In Ireland, pensions are broadly categorized into occupational pensions, personal pensions, and the State Pension. Occupational pensions are provided by employers, personal pensions are privately arranged by individuals, and the State Pension is a government benefit based on social insurance contributions.

Early Withdrawal Rules

  1. Occupational Pensions: Occupational pensions generally allow for early withdrawal under certain conditions. Members of defined benefit schemes or defined contribution schemes may access their pension funds early if they leave employment due to ill-health. The specific rules can vary between pension schemes, so it is important to check the details of your specific plan. Typically, early retirement benefits are available from the age of 50, but this can result in reduced benefits due to shorter contribution periods and potentially longer payout durations.
  2. Personal Pensions: Personal pensions, including Personal Retirement Savings Accounts (PRSAs) and Retirement Annuity Contracts (RACs), also permit early withdrawal, primarily on grounds of ill-health. Otherwise, funds are typically accessible from the age of 60. If you hold a PRSA, you might also be able to access your funds at 50 if you are an employee and you retire from your job. Importantly, drawing down from your personal pension early can result in financial penalties and tax implications.
  3. State Pension: The State Pension (Contributory) is not accessible before the age of 66 (increasing to 67 in 2028 and to 68 in 2039). The non-contributory State Pension, which is means-tested, follows similar age guidelines. Thus, there is no provision for early withdrawal of the State Pension in Ireland.

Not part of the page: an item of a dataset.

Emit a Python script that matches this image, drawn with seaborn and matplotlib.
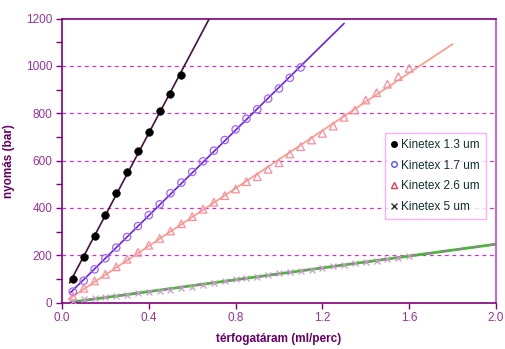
import numpy as np
import pandas as pd
import matplotlib
matplotlib.use("Agg")
import matplotlib.pyplot as plt
from matplotlib.lines import Line2D
import seaborn as sns

# ---- data ----
flow_13 = [0.05, 0.10, 0.15, 0.20, 0.25, 0.30, 0.35, 0.40, 0.45, 0.50, 0.55]
p_13 = [98, 191, 281, 371, 462, 551, 642, 721, 811, 880, 962]

flow_17 = [0.05, 0.10, 0.15, 0.20, 0.25, 0.30, 0.35, 0.40, 0.45, 0.50, 0.55,
           0.60, 0.65, 0.70, 0.75, 0.80, 0.85, 0.90, 0.95, 1.00, 1.05, 1.10]
p_17 = [46, 92, 140, 187, 232, 277, 323, 369, 415, 462, 507,
        552, 597, 642, 687, 732, 777, 817, 862, 905, 950, 994]

flow_26 = [0.05, 0.10, 0.15, 0.20, 0.25, 0.30, 0.35, 0.40, 0.45, 0.50, 0.55,
           0.60, 0.65, 0.70, 0.75, 0.80, 0.85, 0.90, 0.95, 1.00, 1.05, 1.10,
           1.15, 1.20, 1.25, 1.30, 1.35, 1.40, 1.45, 1.50, 1.55, 1.60]
p_26 = [27, 60, 91, 119, 151, 183, 212, 242, 271, 302, 333,
        363, 394, 424, 452, 480, 511, 532, 563, 591, 628, 659,
        687, 715, 746, 783, 814, 856, 887, 923, 955, 990]

flow_5 = [0.05, 0.10, 0.15, 0.20, 0.25, 0.30, 0.35, 0.40, 0.45, 0.50, 0.55,
          0.60, 0.65, 0.70, 0.75, 0.80, 0.85, 0.90, 0.95, 1.00, 1.05, 1.10,
          1.15, 1.20, 1.25, 1.30, 1.35, 1.40, 1.45, 1.50, 1.55, 1.60]
p_5 = [8, 13, 18, 22, 27, 32, 39, 43, 49, 53, 60,
       67, 75, 84, 92, 98, 105, 109, 116, 123, 129, 134,
       137, 147, 154, 159, 166, 173, 177, 184, 190, 197]

labels = ["Kinetex 1.3 um", "Kinetex 1.7 um", "Kinetex 2.6 um", "Kinetex 5 um"]
x_ticks = [0.0, 0.4, 0.8, 1.2, 1.6, 2.0]
y_ticks = [0, 200, 400, 600, 800, 1000, 1200]

# trendline extents (x range of each fitted line)
trend_range = {labels[0]: (0.035, 0.70), labels[1]: (0.04, 1.30),
               labels[2]: (0.03, 1.80), labels[3]: (0.04, 2.0)}

frames = []
for lab, fx, py in [(labels[0], flow_13, p_13), (labels[1], flow_17, p_17),
                    (labels[2], flow_26, p_26), (labels[3], flow_5, p_5)]:
    frames.append(pd.DataFrame({"flow": fx, "p": py, "col": lab}))
df = pd.concat(frames, ignore_index=True)

sns.set_theme(style="white")
plt.rcParams["font.family"] = ["Liberation Sans", "DejaVu Sans"]

fig = plt.figure(figsize=(5.06, 3.49), dpi=100)
ax = fig.add_axes([62 / 506, 1 - 302.5 / 349, 434 / 506, 283.8 / 349])

axis_col = "#800080"
tick_col = "#993399"
label_col = "#660066"

# gridlines
for yv in [200, 400, 600, 800, 1000]:
    ax.axhline(yv, color="#CC33CC", lw=0.9, ls=(0, (3, 3)), zorder=0)

# trendlines
line_cols = {labels[0]: "#4A0F3E", labels[1]: "#6A22E8", labels[2]: "#FF9A85"}
for lab in labels[:3]:
    sub = df[df["col"] == lab]
    k, b = np.polyfit(sub["flow"], sub["p"], 1)
    xs = np.linspace(*trend_range[lab], 50)
    sns.lineplot(x=xs, y=k * xs + b, ax=ax, color=line_cols[lab], lw=1.2,
                 zorder=2, legend=False)

sub5 = df[df["col"] == labels[3]]
k5, b5 = np.polyfit(sub5["flow"], sub5["p"], 1)
xs5 = np.linspace(*trend_range[labels[3]], 50)
ax.plot(xs5, k5 * xs5 + b5, color="#44BB33", lw=2.0, zorder=2)
ax.plot(xs5, k5 * xs5 + b5, color="#888888", lw=1.4, ls=(0, (4, 4)), zorder=2.1)

# markers
s13 = df[df["col"] == labels[0]]
sns.scatterplot(data=s13, x="flow", y="p", ax=ax, color="black", marker="o",
                s=30, edgecolor="black", zorder=3, legend=False)
s17 = df[df["col"] == labels[1]]
ax.scatter(s17["flow"], s17["p"], s=28, facecolors="none", edgecolors="#9966FF",
           linewidths=0.9, marker="o", zorder=3)
s26 = df[df["col"] == labels[2]]
ax.scatter(s26["flow"], s26["p"], s=30, facecolors="none", edgecolors="#FF8C9C",
           linewidths=0.9, marker="^", zorder=3)
ax.scatter(sub5["flow"], sub5["p"], s=18, color="#CC99CC", linewidths=0.9,
           marker="x", zorder=3)

ax.set_xlim(0, 2.0)
ax.set_ylim(0, 1200)
ax.set_xticks(x_ticks)
ax.set_xticklabels([f"{v:.1f}" for v in x_ticks])
ax.set_yticks(y_ticks)
ax.set_yticks(np.arange(100, 1200, 200), minor=True)
ax.tick_params(axis="both", which="major", direction="out", length=4,
               color=axis_col, width=1, labelsize=8.5, labelcolor=tick_col,
               pad=3, bottom=True, left=True)
ax.tick_params(axis="y", which="minor", direction="out", length=4,
               color=axis_col, width=1, left=True)
for sp in ax.spines.values():
    sp.set_visible(True)
    sp.set_color(axis_col)
    sp.set_linewidth(1.2)
ax.spines["right"].set_color("#CC44CC")

ax.set_xlabel("térfogatáram (ml/perc)", fontsize=8.5, fontweight="bold",
              color=label_col, labelpad=6)
ax.set_ylabel("nyomás (bar)", fontsize=8.5, fontweight="bold",
              color=label_col, labelpad=8)

handles = [
    Line2D([], [], ls="none", marker="o", color="black", markersize=4),
    Line2D([], [], ls="none", marker="o", markerfacecolor="none",
           markeredgecolor="#5555FF", markersize=4),
    Line2D([], [], ls="none", marker="^", markerfacecolor="none",
           markeredgecolor="#E0404F", markersize=4),
    Line2D([], [], ls="none", marker="x", color="#333333", markersize=4),
]
leg = ax.legend(handles, labels, loc="upper left",
                bbox_to_anchor=(0.744, 0.598), frameon=True, fancybox=False,
                fontsize=8.5, handlelength=0.6, handletextpad=0.3,
                labelspacing=0.75, borderpad=0.5, borderaxespad=0)
leg.get_frame().set_edgecolor("#FF99FF")
leg.get_frame().set_linewidth(1.0)
for t in leg.get_texts():
    t.set_color("#103030")

fig.savefig("out.png", dpi=100, facecolor="white")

Financial and Tax Implications

Withdrawing your pension early can have significant financial and tax consequences. Early withdrawals may reduce the overall amount you receive due to penalties and tax charges. In many cases, pension income is subject to Income Tax, Universal Social Charge (USC), and Pay Related Social Insurance (PRSI). Additionally, accessing your pension early means that your retirement savings will have less time to grow, potentially impacting your long-term financial security.

Seeking Professional Advice

Given the complexities surrounding early pension withdrawal, seeking professional financial advice is strongly recommended. Financial advisors can provide personalized guidance based on your specific circumstances, helping you understand the potential impact on your long-term financial plans.

Conclusion

While it is possible to withdraw your pension early in Ireland under certain conditions, it is essential to carefully consider the financial implications and seek professional advice. The rules are designed to ensure that individuals have adequate income during retirement, and early withdrawal can significantly impact this goal. Understanding the types of pensions and their respective rules will help you make informed decisions about your financial future.